What Lawrence Burton does here is take that paragraph and really run with it.

It helps that he really knows his stuff. Don't let the peculiarity of the Nahuatl names of people and places put you off; instead let yourself fall into their alternate poetry. Later in the book, as time unwinds, passages of the text start to be written in the form of Mexica history, and this really works as a way of conveying a universe whose rules are being rewritten, and in parallel demonstrating the Faction concept of alter-time states.

The Mexica religion and philosophy is so different to the standard Western view of the universe - and yet with some curious parallels: for example, there are strong echoes of Plato in the understanding of the difference between what is and what really is - that this is the perfect place to examine what alternate forms of history could look like and what happens when their continuity clashes with ours.

But this isn't enemy action; rather the ultimate nihilism arising from within the ranks of the House Military, reflecting the damage that war does to the warrior, but also the dangers of forcing the highly conservative agents of the Great Houses, whose entire Universe literally begins and ends with them putting constraints on History, to fight a war on behalf of life in all its diversity.

Starting with five stories - representing the five cardinal directions of Mexica theosophy - that initially appear to echo one another as they revolve around their common axis before beginning to bleed into one another and finally colliding explosively. The conclusion is as satisfying as it is ingenious, an explanation that both makes sense and fully encompasses why the entire scheme to destroy the Universe fails, based as it is in the same misconception of the Mexica with which we began.
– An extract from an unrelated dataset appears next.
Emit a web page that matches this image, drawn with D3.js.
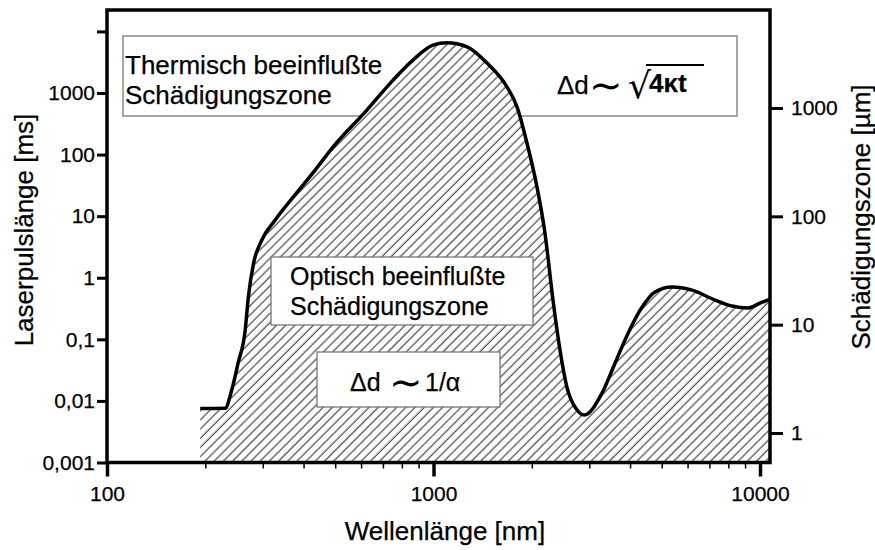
<!DOCTYPE html>
<html>
<head>
<meta charset="utf-8">
<script src="https://cdn.jsdelivr.net/npm/d3@7"></script>
<style>
    body { margin: 0; background: #fff; }
    text { font-family: "Liberation Sans", Arial, Helvetica, sans-serif; fill: #000; stroke: #000; stroke-width: 0.25px; }
</style>
</head>
<body>
<svg id="chart" width="875" height="550"></svg>
<script>

// wavelength [nm] and pulse length [ms]
const wavelength = [193, 230, 241, 252, 265, 271, 281, 298, 327, 376, 434, 492, 625, 752, 865, 996, 1100, 1267, 1459, 1680, 1803, 1933, 2075, 2195, 2323, 2440, 2562, 2752, 2893, 3282, 3597, 3945, 4355, 4768, 5375, 6189, 7279, 8204, 9183, 10000, 10738]
const pulse = [0.0075, 0.0076, 0.015, 0.041, 0.14, 0.49, 1.7, 4.1, 8.6, 22, 56, 132, 527, 1620, 3420, 6000, 6530, 5620, 3060, 1250, 590, 154, 29.7, 5.3, 0.43, 0.067, 0.0168, 0.0071, 0.0059, 0.0134, 0.041, 0.126, 0.334, 0.586, 0.706, 0.63, 0.435, 0.348, 0.322, 0.388, 0.451]

const leftTicks = [0.001, 0.01, 0.1, 1, 10, 100, 1000, 10000]
const leftTickLabels = ['0,001', '0,01', '0,1', '1', '10', '100', '1000', '']
const rightTicks = [1, 10, 100, 1000]
const rightTickLabels = ['1', '10', '100', '1000']
const xTicks = [100, 1000, 10000]
const xTickLabels = ['100', '1000', '10000']
const xMinorTicks = [200, 300, 400, 500, 600, 700, 800, 900, 2000, 3000, 4000, 5000, 6000, 7000, 8000, 9000]

const data = wavelength.map((w, i) => ({ w: w, v: pulse[i] }))

const frame = { left: 107, right: 770, top: 10, bottom: 462.5 }

const x = d3.scaleLog().domain([100, 10000]).range([107, 760])
const y = d3.scaleLog().domain([0.001, 1000]).range([462.5, 93])
const y2 = d3.scaleLog().domain([1, 1000]).range([433, 108])

const svg = d3.select('#chart')

svg.append('defs')
    .append('pattern')
    .attr('id', 'hatch')
    .attr('patternUnits', 'userSpaceOnUse')
    .attr('width', 6.5)
    .attr('height', 6.5)
    .attr('patternTransform', 'rotate(45)')
    .call(p => {
        p.append('rect').attr('width', 6.5).attr('height', 6.5).attr('fill', '#fff')
        p.append('line')
            .attr('x1', 3).attr('x2', 3)
            .attr('y1', 0).attr('y2', 6.5)
            .attr('stroke', '#222')
            .attr('stroke-width', 1)
    })

// box behind the curve
svg.append('rect')
    .attr('x', 123).attr('y', 36)
    .attr('width', 614).attr('height', 80)
    .attr('fill', 'none')
    .attr('stroke', '#777')
    .attr('stroke-width', 1.3)

const area = d3.area()
    .x(d => x(d.w))
    .y0(frame.bottom)
    .y1(d => y(d.v))
    .curve(d3.curveMonotoneX)

const line = d3.line()
    .x(d => x(d.w))
    .y(d => y(d.v))
    .curve(d3.curveMonotoneX)

svg.append('path')
    .datum(data)
    .attr('d', area)
    .attr('fill', 'url(#hatch)')

svg.append('path')
    .datum(data)
    .attr('d', line)
    .attr('fill', 'none')
    .attr('stroke', '#000')
    .attr('stroke-width', 3.5)
    .attr('stroke-linejoin', 'round')

// thermal zone text
svg.selectAll('.thermo')
    .data(['Thermisch beeinflußte', 'Schädigungszone'])
    .join('text')
    .attr('class', 'thermo')
    .attr('x', 125)
    .attr('y', (d, i) => 74 + i * 30)
    .style('font-size', '26px')
    .text(d => d)

svg.append('text').attr('x', 557).attr('y', 94).style('font-size', '26px').text('Δd')
svg.append('text').attr('x', 589).attr('y', 99).style('font-size', '40px').style('font-family', 'DejaVu Sans').style('stroke-width', 0).text('∼')
svg.append('text').attr('x', 628).attr('y', 98).style('font-size', '36px').style('font-family', 'DejaVu Sans').style('stroke-width', 0).text('√')
svg.append('text').attr('x', 649).attr('y', 92).style('font-size', '26px').style('font-weight', 'bold').text('4κt')
svg.append('line')
    .attr('x1', 646).attr('x2', 704)
    .attr('y1', 65).attr('y2', 65)
    .attr('stroke', '#000').attr('stroke-width', 1.8)

// optical zone boxes
svg.append('rect')
    .attr('x', 271).attr('y', 257)
    .attr('width', 262).attr('height', 68)
    .attr('fill', '#fff')
    .attr('stroke', '#777')
    .attr('stroke-width', 1.3)

svg.selectAll('.opt')
    .data(['Optisch beeinflußte', 'Schädigungszone'])
    .join('text')
    .attr('class', 'opt')
    .attr('x', 290)
    .attr('y', (d, i) => 285 + i * 30)
    .style('font-size', '25px')
    .text(d => d)

svg.append('rect')
    .attr('x', 317).attr('y', 352)
    .attr('width', 183).attr('height', 55)
    .attr('fill', '#fff')
    .attr('stroke', '#777')
    .attr('stroke-width', 1.3)

svg.append('text').attr('x', 350).attr('y', 391).style('font-size', '25px').text('Δd')
svg.append('text').attr('x', 389).attr('y', 396).style('font-size', '40px').style('font-family', 'DejaVu Sans').style('stroke-width', 0).text('∼')
svg.append('text').attr('x', 425).attr('y', 391).style('font-size', '25px').text('1/α')

// frame
svg.append('rect')
    .attr('x', frame.left).attr('y', frame.top)
    .attr('width', frame.right - frame.left)
    .attr('height', frame.bottom - frame.top)
    .attr('fill', 'none')
    .attr('stroke', '#000')
    .attr('stroke-width', 3.5)

function styleAxis(g, w) {
    g.select('.domain').remove()
    g.selectAll('.tick line').attr('stroke', '#000').attr('stroke-width', w)
    g.selectAll('.tick text')
        .style('font-size', '21px')
        .style('font-family', '"Liberation Sans", Arial, sans-serif')
        .attr('fill', '#000')
}

svg.append('g')
    .attr('transform', 'translate(' + frame.left + ',0)')
    .call(d3.axisLeft(y).tickValues(leftTicks).tickSize(10).tickPadding(2).tickFormat((d, i) => leftTickLabels[i]))
    .call(g => styleAxis(g, 3))

svg.append('g')
    .attr('transform', 'translate(' + frame.right + ',0)')
    .call(d3.axisRight(y2).tickValues(rightTicks).tickSize(13).tickPadding(8).tickFormat((d, i) => rightTickLabels[i]))
    .call(g => styleAxis(g, 3))

svg.append('g')
    .attr('transform', 'translate(0,' + frame.bottom + ')')
    .call(d3.axisBottom(x).tickValues(xMinorTicks).tickSize(6).tickFormat(''))
    .call(g => styleAxis(g, 1.5))

svg.append('g')
    .attr('transform', 'translate(0,' + frame.bottom + ')')
    .call(d3.axisBottom(x).tickValues(xTicks).tickSize(14).tickPadding(10).tickFormat((d, i) => xTickLabels[i]))
    .call(g => styleAxis(g, 3.5))

// axis titles
svg.append('text')
    .attr('transform', 'translate(33,230) rotate(-90)')
    .attr('text-anchor', 'middle')
    .style('font-size', '26px')
    .text('Laserpulslänge [ms]')

svg.append('text')
    .attr('transform', 'translate(870,217) rotate(-90)')
    .attr('text-anchor', 'middle')
    .style('font-size', '26px')
    .text('Schädigungszone [µm]')

svg.append('text')
    .attr('x', 445)
    .attr('y', 540)
    .attr('text-anchor', 'middle')
    .style('font-size', '26px')
    .text('Wellenlänge [nm]')

</script>
</body>
</html>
The book is full of striking and memorable characters, from Grandma Doña Ultima to a talking Chihuahua to the Gods of Death, by way of central characters Primo, Todd, Emiousha of House Meddhoran and Momacani, and a mysterious, almost-identifiable one time agent of Faction Paradox and/or demoness Yaotl, some of whom may be Time Lords and some of whom may be dead.

I spent a lot of the novel idly speculating whether Yaotl was Compassion or Lolita, and therefore which side she might come down on. In fact, a solitary use of the word Immaculata is suggestive, and the ambivalence about which side she is on becomes an obvious clue; and the idea that there are good and evil sides is something the whole book is pitching against anyway.
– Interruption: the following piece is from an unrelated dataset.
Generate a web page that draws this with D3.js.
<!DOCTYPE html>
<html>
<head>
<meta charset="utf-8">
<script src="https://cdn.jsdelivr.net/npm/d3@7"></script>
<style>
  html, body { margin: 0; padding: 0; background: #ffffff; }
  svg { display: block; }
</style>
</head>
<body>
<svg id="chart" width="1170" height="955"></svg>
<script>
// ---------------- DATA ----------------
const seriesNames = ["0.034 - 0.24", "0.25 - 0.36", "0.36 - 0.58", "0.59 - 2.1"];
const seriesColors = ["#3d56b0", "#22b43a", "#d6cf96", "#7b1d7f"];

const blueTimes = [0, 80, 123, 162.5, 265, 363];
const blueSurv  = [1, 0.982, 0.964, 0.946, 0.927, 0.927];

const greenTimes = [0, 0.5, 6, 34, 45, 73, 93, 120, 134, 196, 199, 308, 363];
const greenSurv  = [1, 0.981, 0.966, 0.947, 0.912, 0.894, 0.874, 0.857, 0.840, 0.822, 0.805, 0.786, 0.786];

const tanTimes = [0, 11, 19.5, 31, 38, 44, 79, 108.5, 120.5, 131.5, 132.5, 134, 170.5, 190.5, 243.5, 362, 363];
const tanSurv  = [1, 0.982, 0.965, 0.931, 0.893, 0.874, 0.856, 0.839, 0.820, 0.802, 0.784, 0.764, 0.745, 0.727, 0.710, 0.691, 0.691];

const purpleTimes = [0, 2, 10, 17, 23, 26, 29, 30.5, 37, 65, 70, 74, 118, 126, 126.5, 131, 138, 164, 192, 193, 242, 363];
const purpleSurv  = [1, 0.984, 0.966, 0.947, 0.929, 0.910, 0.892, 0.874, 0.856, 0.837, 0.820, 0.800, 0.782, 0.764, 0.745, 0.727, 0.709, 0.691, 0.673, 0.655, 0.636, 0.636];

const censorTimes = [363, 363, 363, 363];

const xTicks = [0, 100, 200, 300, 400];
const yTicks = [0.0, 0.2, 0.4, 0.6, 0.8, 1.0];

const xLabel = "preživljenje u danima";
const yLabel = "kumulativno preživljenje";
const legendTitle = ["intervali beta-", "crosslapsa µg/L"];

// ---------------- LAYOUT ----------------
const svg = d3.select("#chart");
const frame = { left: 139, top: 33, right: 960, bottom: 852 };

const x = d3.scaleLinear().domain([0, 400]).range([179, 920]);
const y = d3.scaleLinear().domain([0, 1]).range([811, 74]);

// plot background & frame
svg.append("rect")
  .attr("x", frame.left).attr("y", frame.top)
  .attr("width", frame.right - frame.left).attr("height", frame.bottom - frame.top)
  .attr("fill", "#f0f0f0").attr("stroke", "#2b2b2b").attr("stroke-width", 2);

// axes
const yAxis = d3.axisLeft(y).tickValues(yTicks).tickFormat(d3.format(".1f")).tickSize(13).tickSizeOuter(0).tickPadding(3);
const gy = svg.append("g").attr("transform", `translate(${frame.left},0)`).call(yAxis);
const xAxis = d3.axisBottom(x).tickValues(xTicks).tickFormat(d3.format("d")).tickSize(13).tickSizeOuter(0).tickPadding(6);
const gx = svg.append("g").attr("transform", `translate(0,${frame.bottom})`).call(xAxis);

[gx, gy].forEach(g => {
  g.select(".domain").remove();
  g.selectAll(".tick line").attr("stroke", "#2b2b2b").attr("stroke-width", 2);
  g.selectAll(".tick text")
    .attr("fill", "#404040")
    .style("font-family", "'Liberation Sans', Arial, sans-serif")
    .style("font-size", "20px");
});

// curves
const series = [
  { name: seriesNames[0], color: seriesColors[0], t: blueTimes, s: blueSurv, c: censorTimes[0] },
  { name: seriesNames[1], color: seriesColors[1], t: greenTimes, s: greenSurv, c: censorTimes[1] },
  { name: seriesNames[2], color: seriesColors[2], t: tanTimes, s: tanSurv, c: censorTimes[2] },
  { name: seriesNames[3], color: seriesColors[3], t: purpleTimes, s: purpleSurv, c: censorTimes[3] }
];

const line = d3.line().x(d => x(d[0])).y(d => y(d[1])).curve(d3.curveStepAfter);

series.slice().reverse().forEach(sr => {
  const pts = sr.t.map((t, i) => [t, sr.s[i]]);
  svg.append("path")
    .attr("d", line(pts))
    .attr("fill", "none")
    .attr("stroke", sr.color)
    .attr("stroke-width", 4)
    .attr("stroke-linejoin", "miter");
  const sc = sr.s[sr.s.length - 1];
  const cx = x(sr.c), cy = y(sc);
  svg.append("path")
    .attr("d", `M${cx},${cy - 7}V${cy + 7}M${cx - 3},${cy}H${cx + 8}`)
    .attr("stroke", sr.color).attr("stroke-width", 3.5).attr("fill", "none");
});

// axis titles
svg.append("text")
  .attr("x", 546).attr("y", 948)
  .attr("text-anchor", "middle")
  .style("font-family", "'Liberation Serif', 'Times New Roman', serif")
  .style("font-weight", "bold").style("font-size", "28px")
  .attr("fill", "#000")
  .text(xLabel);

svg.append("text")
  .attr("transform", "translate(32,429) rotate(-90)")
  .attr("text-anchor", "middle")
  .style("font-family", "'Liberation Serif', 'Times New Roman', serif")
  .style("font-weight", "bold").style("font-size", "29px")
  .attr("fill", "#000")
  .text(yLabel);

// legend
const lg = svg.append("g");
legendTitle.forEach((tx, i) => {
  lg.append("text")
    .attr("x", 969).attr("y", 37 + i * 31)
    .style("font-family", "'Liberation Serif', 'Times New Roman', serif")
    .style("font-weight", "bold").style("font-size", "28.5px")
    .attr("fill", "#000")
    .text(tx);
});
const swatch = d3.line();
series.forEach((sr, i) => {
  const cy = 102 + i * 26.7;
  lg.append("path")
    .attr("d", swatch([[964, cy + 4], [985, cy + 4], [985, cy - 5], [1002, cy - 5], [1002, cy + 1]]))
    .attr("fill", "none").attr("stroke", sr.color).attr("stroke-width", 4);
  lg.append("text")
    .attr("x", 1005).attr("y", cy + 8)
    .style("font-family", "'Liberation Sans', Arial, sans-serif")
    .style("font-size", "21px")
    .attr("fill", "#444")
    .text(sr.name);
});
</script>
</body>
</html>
The landscapes of Mexico City; San Antonio, Texas; the recursive Netherweald where House Meddhoran finds itself lodged thanks to Faction-inspired arithmancy; historic Tenochtitlan and the cities of the Triple Alliance; and ultimately the Tlalocan underworld are all vividly drawn and gather you into their respective worlds, excepting maybe San Antonio - ironically in the light of events later in the book - which I felt was not as distinguishable from present-day Mexico as the other segments, its main character being that Todd's home town it was somehow less vivid than Primo's city. Though that does sort of make sense as well, he says cryptically.

It's also at times a funny book, including an (unobtrusive) nod to that Doctor Who story, and another to name-check Mr. Miles' This Town Will Never Let Us Go; and a climactic reveal that echoes another classic Doctor Who cliff-hanger (I really can't say which) raised to a whole new level. These are the sort of touches that, I have to admit, I do when I'm writing, and in so many ways it's the sort of book I would like to have written myself, if I had ten years to sit down and do the research.

Short of quaffing peyote-based alcohol, this is the best way to expand your mind, Mexica style.

...and whilst we're all here, the online version of Starburst magazine has just done a short feature on Obverse Books including a sample of the first chapter of Against Nature, which is nice.